Sadanan Velu, Ph.D.

Research Description

The main research focus of Velu Lab is Medicinal Chemistry and Drug Discovery. We have research projects specifically targeting the discovery of anti-cancer and anti-infective agents. Students who work on these projects will be trained broadly in the areas of Organic and Medicinal Chemistry. More specifically, they will be trained in Organic Synthesis, Spectroscopy, Structure Based Drug discovery, Structure Activity Relationship Studies, Lead Identification and Optimization, In-Silico Virtual Screening and Molecular Modeling. 

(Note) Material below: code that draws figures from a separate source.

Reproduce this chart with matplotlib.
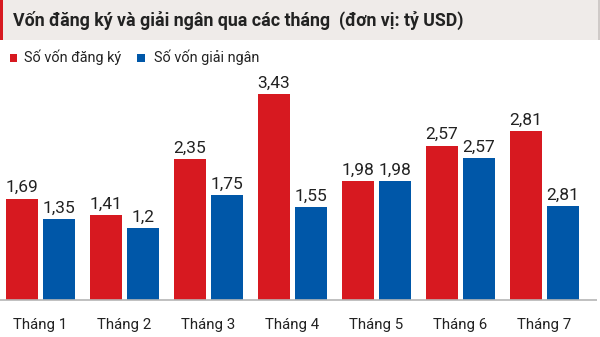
import matplotlib
matplotlib.use("Agg")
import matplotlib.pyplot as plt
from matplotlib.patches import Rectangle

categories = ["Tháng 1", "Tháng 2", "Tháng 3", "Tháng 4", "Tháng 5", "Tháng 6", "Tháng 7"]
registered = [1.69, 1.41, 2.35, 3.43, 1.98, 2.57, 2.81]
disbursed_heights = [1.35, 1.20, 1.75, 1.55, 1.98, 2.36, 1.56]
disbursed_labels = ["1,35", "1,2", "1,75", "1,55", "1,98", "2,57", "2,81"]
registered_labels = ["1,69", "1,41", "2,35", "3,43", "1,98", "2,57", "2,81"]
series_names = ["Số vốn đăng ký", "Số vốn giải ngân"]
title = "Vốn đăng ký và giải ngân qua các tháng  (đơn vị: tỷ USD)"

RED = "#d71920"
BLUE = "#0057a8"
W, H = 600, 337

plt.rcParams['font.family'] = ['Roboto', 'DejaVu Sans']
fig = plt.figure(figsize=(W/100, H/100), dpi=100)

def fx(px):
    return px / W

def fy(py):
    return 1 - py / H

# title bar
fig.patches.append(Rectangle((0, fy(40)), 1, 40/H, transform=fig.transFigure,
                             facecolor="#efebe9", edgecolor="none", zorder=0))
fig.patches.append(Rectangle((0, fy(40)), 3/W, 40/H, transform=fig.transFigure,
                             facecolor=RED, edgecolor="none", zorder=1))
fig.patches.append(Rectangle((fx(598), fy(40)), 2/W, 40/H, transform=fig.transFigure,
                             facecolor="#cfcac8", edgecolor="none", zorder=1))
fig.text(fx(13), fy(20.5), title, fontsize=12.8, fontweight="bold", color="#222222",
         va="center", ha="left")

# legend
for (sx, tx, col, name) in [(9.5, 24.5, RED, series_names[0]), (137, 153.5, BLUE, series_names[1])]:
    fig.patches.append(Rectangle((fx(sx), fy(61.5)), 7.5/W, 7.5/H, transform=fig.transFigure,
                                 facecolor=col, edgecolor="none"))
    fig.text(fx(tx), fy(57.5), name, fontsize=10.4, color="#222222", va="center", ha="left")

# axes
base_px = 300
unit_px = 60
ymax = 4.0
ax = fig.add_axes([0, (H - base_px)/H, 1, ymax*unit_px/H])
ax.set_ylim(0, ymax)
gc0, gstep = 40.5, 84
ax.set_xlim(-gc0/gstep, (W - gc0)/gstep)
ax.axis("off")

bw = 32/gstep
off = 18.5/gstep
xs = list(range(len(categories)))
ax.bar([x - off for x in xs], registered, width=bw, color=RED, zorder=2)
ax.bar([x + off for x in xs], disbursed_heights, width=bw, color=BLUE, zorder=2)
ax.plot([-gc0/gstep, (597 - gc0)/gstep], [0, 0], color="#b5b5b5", lw=1.2, zorder=3,
        clip_on=False, solid_capstyle="butt")

for x, v, lab in zip(xs, registered, registered_labels):
    ax.text(x - off, v + 0.06, lab, ha="center", va="bottom", fontsize=12.5, color="#222222")
for x, v, lab in zip(xs, disbursed_heights, disbursed_labels):
    ax.text(x + off, v + 0.06, lab, ha="center", va="bottom", fontsize=12.5, color="#222222")
for x, c in zip(xs, categories):
    ax.text(x, -0.42, c, ha="center", va="center", fontsize=10.8, color="#222222")

fig.savefig("out.png", dpi=100)
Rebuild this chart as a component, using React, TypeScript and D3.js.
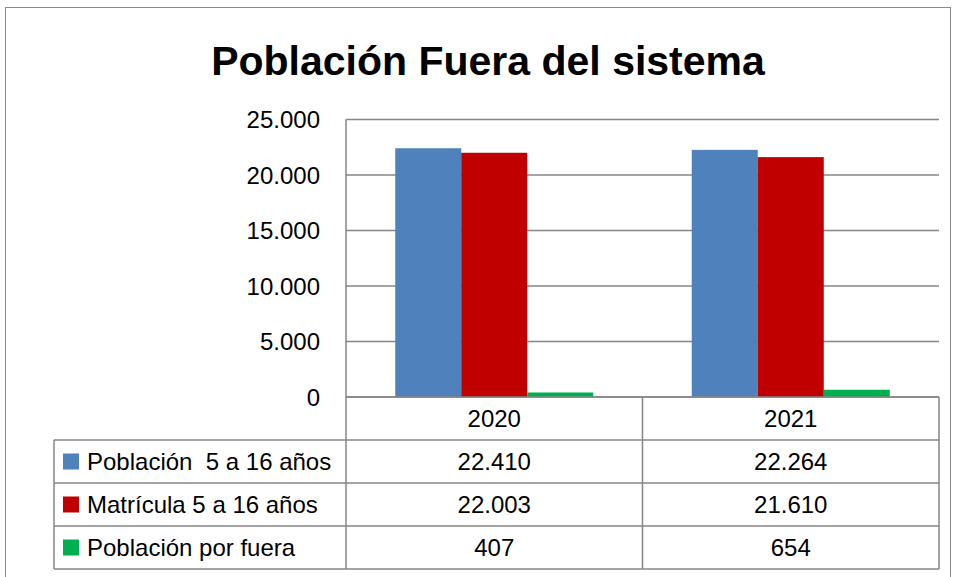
import React from "react";
import * as d3 from "d3";

const years = ["2020", "2021"];
const seriesNames = ["Población  5 a 16 años", "Matrícula 5 a 16 años", "Población por fuera"];
const seriesColors = ["#4F81BD", "#C00000", "#00B050"];
const poblacion = [22410, 22264];
const matricula = [22003, 21610];
const porFuera = [407, 654];
const yTicks = [0, 5000, 10000, 15000, 20000, 25000];
const title = "Población Fuera del sistema";

const values = [poblacion, matricula, porFuera];

const locale = d3.formatLocale({ decimal: ",", thousands: ".", grouping: [3], currency: ["$", ""] });
const fmt = locale.format(",d");

export default function App() {
  const W = 956, H = 577;
  const plotL = 346, plotR = 939, plotT = 119.5, plotB = 397;
  const rowH = 43;
  const tableL = 54;
  const font = "'Liberation Sans', Arial, sans-serif";
  const grid = "#868686";

  const x = d3.scaleBand<string>().domain(years).range([plotL, plotR]).padding(0);
  const inner = d3.scaleBand<number>().domain(d3.range(seriesNames.length)).range([0, x.bandwidth()]).paddingInner(0).paddingOuter(0.746);
  const y = d3.scaleLinear().domain([0, 25000]).range([plotB, plotT]);

  const rowTop = (i: number) => plotB + rowH * (i + 1);
  const tableBottom = rowTop(seriesNames.length);

  return (
    <svg width={W} height={H} style={{ position: "absolute", left: 0, top: 0, background: "#fff" }} fontFamily={font}>
      <rect x={0} y={0} width={W} height={H} fill="#fff" />
      <rect x={5.5} y={7.5} width={945} height={600} fill="none" stroke="#8a8a8a" strokeWidth={1} />
      <text x={488} y={75} textAnchor="middle" fontSize={41} fontWeight="bold" fill="#000">{title}</text>

      {yTicks.map((t) => (
        <g key={t}>
          <line x1={plotL} x2={plotR} y1={y(t)} y2={y(t)} stroke={grid} strokeWidth={1.5} />
          <text x={320} y={y(t) + 8.5} textAnchor="end" fontSize={24} fill="#000">{fmt(t)}</text>
        </g>
      ))}
      <line x1={plotL} x2={plotL} y1={plotT} y2={tableBottom} stroke={grid} strokeWidth={1.5} />

      {years.map((yr, ci) => (
        <g key={yr}>
          {values.map((vals, si) => (
            <rect key={si} x={(x(yr) as number) + (inner(si) as number)} y={y(vals[ci])} width={inner.bandwidth()} height={plotB - y(vals[ci])} fill={seriesColors[si]} />
          ))}
        </g>
      ))}

      {/* table */}
      {years.map((yr) => (
        <line key={"v" + yr} x1={(x(yr) as number) + x.bandwidth()} x2={(x(yr) as number) + x.bandwidth()} y1={plotB} y2={tableBottom} stroke={grid} strokeWidth={1.5} />
      ))}
      <line x1={plotL} x2={plotR} y1={plotB} y2={plotB} stroke={grid} strokeWidth={1.5} />
      {seriesNames.map((_, i) => (
        <line key={"h" + i} x1={tableL} x2={plotR} y1={rowTop(i)} y2={rowTop(i)} stroke={grid} strokeWidth={1.5} />
      ))}
      <line x1={tableL} x2={plotR} y1={tableBottom} y2={tableBottom} stroke={grid} strokeWidth={1.5} />
      <line x1={tableL} x2={tableL} y1={rowTop(0)} y2={tableBottom} stroke={grid} strokeWidth={1.5} />

      {years.map((yr) => (
        <text key={"yl" + yr} x={(x(yr) as number) + x.bandwidth() / 2} y={plotB + rowH / 2 + 8.5} textAnchor="middle" fontSize={24} fill="#000">{yr}</text>
      ))}

      {seriesNames.map((name, si) => (
        <g key={name}>
          <rect x={63} y={rowTop(si) + rowH / 2 - 8} width={16} height={16} fill={seriesColors[si]} />
          <text x={87} y={rowTop(si) + rowH / 2 + 8.5} fontSize={24} fill="#000" style={{ whiteSpace: "pre" }}>{name}</text>
          {years.map((yr, ci) => (
            <text key={yr} x={(x(yr) as number) + x.bandwidth() / 2} y={rowTop(si) + rowH / 2 + 8.5} textAnchor="middle" fontSize={24} fill="#000">{fmt(values[si][ci])}</text>
          ))}
        </g>
      ))}
    </svg>
  );
}
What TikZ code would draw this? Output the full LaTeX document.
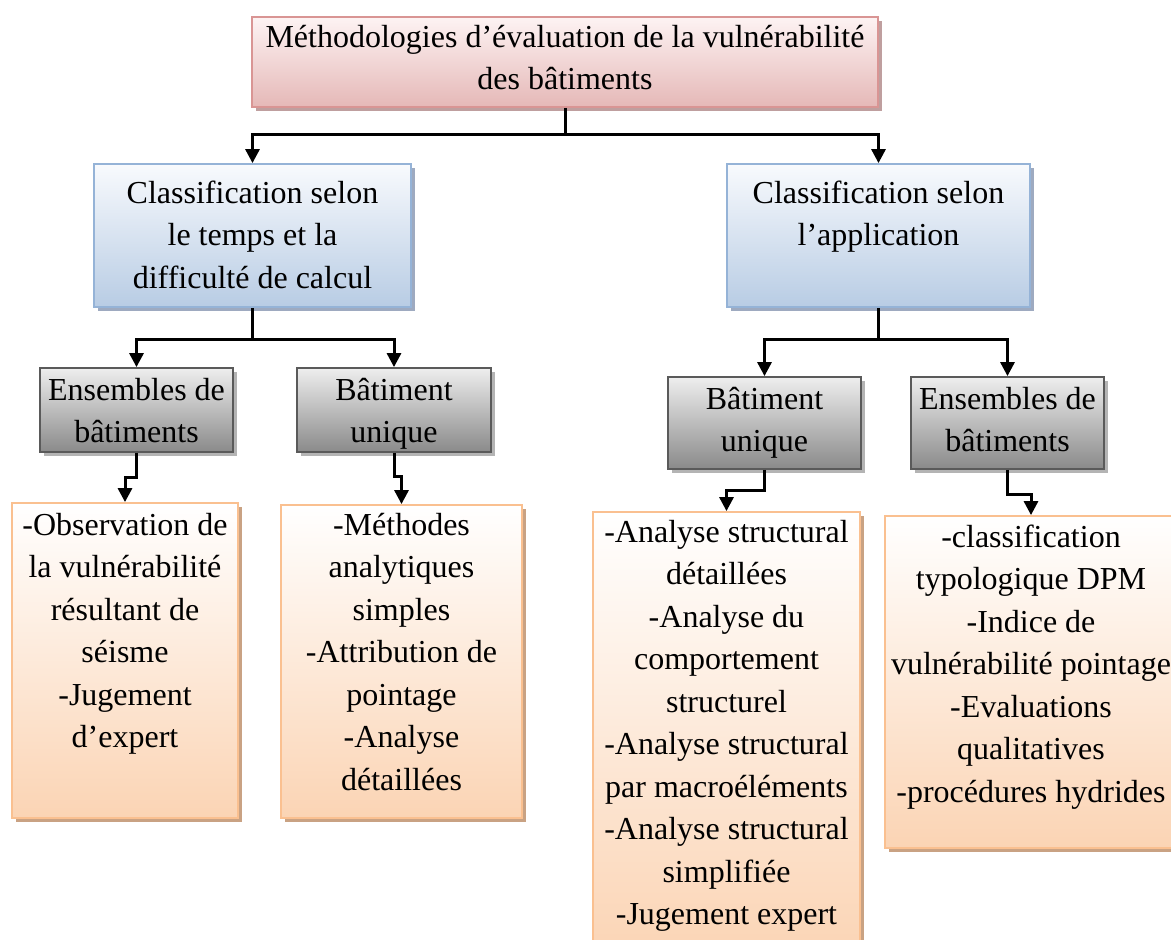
\documentclass[tikz,border=0pt]{standalone}
\usepackage{fontspec}
\setmainfont{Liberation Serif}
\usetikzlibrary{arrows.meta,shadows}

% palette
\definecolor{rootBd}{HTML}{D99594}
\definecolor{rootT}{HTML}{FDF3F3}
\definecolor{rootB}{HTML}{E5B8B7}
\definecolor{rootSh}{HTML}{BF9F9F}
\definecolor{blueBd}{HTML}{95B3D7}
\definecolor{blueT}{HTML}{F8FAFD}
\definecolor{blueB}{HTML}{B8CCE4}
\definecolor{blueSh}{HTML}{9EAAC0}
\definecolor{grayBd}{HTML}{5A5A5A}
\definecolor{grayT}{HTML}{EEEEEE}
\definecolor{grayB}{HTML}{8A8A8A}
\definecolor{graySh}{HTML}{B4B4B4}
\definecolor{orBd}{HTML}{FAC090}
\definecolor{orT}{HTML}{FFFFFF}
\definecolor{orB}{HTML}{FBD4B4}
\definecolor{orSh}{HTML}{C9A283}

% centred stack of lines whose baseline is the first line
\newcommand{\boxlines}[1]{\begin{tabular}[t]{@{}c@{}}#1\end{tabular}}

\tikzset{
  panel/.style n args={4}{draw=#1, line width=1.8pt, top color=#2, bottom color=#3,
    inner sep=0pt, rectangle,
    general shadow={fill=#4, shadow xshift=3.5pt, shadow yshift=-3.5pt}},
  rootbox/.style={panel={rootBd}{rootT}{rootB}{rootSh}},
  classbox/.style={panel={blueBd}{blueT}{blueB}{blueSh}},
  groupbox/.style={panel={grayBd}{grayT}{grayB}{graySh}},
  listbox/.style={panel={orBd}{orT}{orB}{orSh}},
  label/.style={inner sep=0pt, anchor=base, font=\fontsize{32}{42.5}\selectfont},
  conn/.style={line width=3pt, draw=black, -{Triangle[width=14pt,length=14pt]}},
}

\begin{document}
\begin{tikzpicture}[x=1pt,y=-1pt]
\useasboundingbox (0,0) rectangle (1171,940);

% boxes
\node[rootbox,  minimum width=626, minimum height=90]  (root) at (565,62) {};
\node[classbox, minimum width=317, minimum height=143] (cl1) at (252.5,235.5) {};
\node[classbox, minimum width=303, minimum height=143] (cl2) at (878.5,235.5) {};
\node[groupbox, minimum width=193, minimum height=84]  (g1) at (136.5,410) {};
\node[groupbox, minimum width=194, minimum height=84]  (g2) at (394,410) {};
\node[groupbox, minimum width=193, minimum height=92]  (g3) at (764.5,423) {};
\node[groupbox, minimum width=193, minimum height=92]  (g4) at (1007.5,423) {};
\node[listbox,  minimum width=226, minimum height=315] (l1) at (125,660.5) {};
\node[listbox,  minimum width=241, minimum height=313] (l2) at (401.5,661.5) {};
\node[listbox,  minimum width=267, minimum height=448] (l3) at (726.5,736) {};
\node[listbox,  minimum width=292, minimum height=332] (l4) at (1031,682) {};

% texts
\node[label] (roott) at (565,47) {\boxlines{Méthodologies d’évaluation de la vulnérabilité\\des bâtiments}};
\node[label] (cl1t) at (252.5,203) {\boxlines{Classification selon\\le temps et la\\difficulté de calcul}};
\node[label] (cl2t) at (878.5,203) {\boxlines{Classification selon\\l’application}};
\node[label] (g1t) at (136.5,400) {\boxlines{Ensembles de\\bâtiments}};
\node[label] (g2t) at (394,400) {\boxlines{Bâtiment\\unique}};
\node[label] (g3t) at (764.5,409) {\boxlines{Bâtiment\\unique}};
\node[label] (g4t) at (1007.5,409) {\boxlines{Ensembles de\\bâtiments}};
\node[label] (l1t) at (125,535) {\boxlines{-Observation de\\la vulnérabilité\\résultant de\\séisme\\-Jugement\\d’expert}};
\node[label] (l2t) at (401.5,535) {\boxlines{-Méthodes\\analytiques\\simples\\-Attribution de\\pointage\\-Analyse\\détaillées}};
\node[label] (l3t) at (726.5,542) {\boxlines{-Analyse structural\\détaillées\\-Analyse du\\comportement\\structurel\\-Analyse structural\\par macroéléments\\-Analyse structural\\simplifiée\\-Jugement expert}};
\node[label] (l4t) at (1031,547) {\boxlines{-classification\\typologique DPM\\-Indice de\\vulnérabilité pointage\\-Evaluations\\qualitatives\\-procédures hydrides}};

% junctions
\coordinate (j0) at (565,134);
\coordinate (j1) at (252.5,339);
\coordinate (j2) at (878.5,339);
\coordinate (j3) at (136.5,477);
\coordinate (j4) at (394,476);
\coordinate (j5) at (764.5,490);
\coordinate (j6) at (1007.5,494);

% connectors
\draw[conn] (root.south) -- (j0) -| (cl1.north);
\draw[conn] (j0) -| (cl2.north);
\draw[conn] (cl1.south) -- (j1) -| (g1.north);
\draw[conn] (j1) -| (g2.north);
\draw[conn] (cl2.south) -- (j2) -| (g3.north);
\draw[conn] (j2) -| (g4.north);
\draw[conn] (g1.south) -- (j3) -| (l1.north);
\draw[conn] (g2.south) -- (j4) -| (l2.north);
\draw[conn] (g3.south) -- (j5) -| (l3.north);
\draw[conn] (g4.south) -- (j6) -| (l4.north);
\end{tikzpicture}
\end{document}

Anti-Breast Cancer Agents from Marine Alkaloids: In spite of the recent advances in computational approaches for lead identification and drug discovery, natural products remain an important source of novel anticancer agents. Marine natural products are compounds obtained from marines invertebrate animals such as sponges, mollusks, ascidians etc. Our laboratory has focused recent research on the development of novel marine alkaloid analogs for human breast cancer therapy. 

Discovery of Voltage-Gated Sodium Channel Blockers: The ability to prevent or slow down metastasis would represent a major breakthrough in cancer therapy.  Fortunately, our increasing understanding of the metastatic process has recently resulted in the discovery of new potential drug targets to prevent / slow metastasis. One such target is the Voltage-Gated Sodium Channels (VGSC). This project targets the discovery of VGSC blockers that could prevent / slow down breast cancer metastasis.

Inhibitors of Staphylococcus aureus Sortase A: This is a structure based drug discovery project for the discovery of inhibitors of bacterial enzyme, S. aureus Sortase A. The enzyme plays a key role in anchoring surface proteins on bacterial cell wall. We hypothesize that Sortase A inhibitors will render S. aureus nonadherent and consequently less virulent. By interrupting bacterial adherence, the initial step in the pathogenesis of bacterial infections, S. aureus will be poorly equipped to cause disease and may be more effectively cleared by host innate immune defenses and/or antibiotics.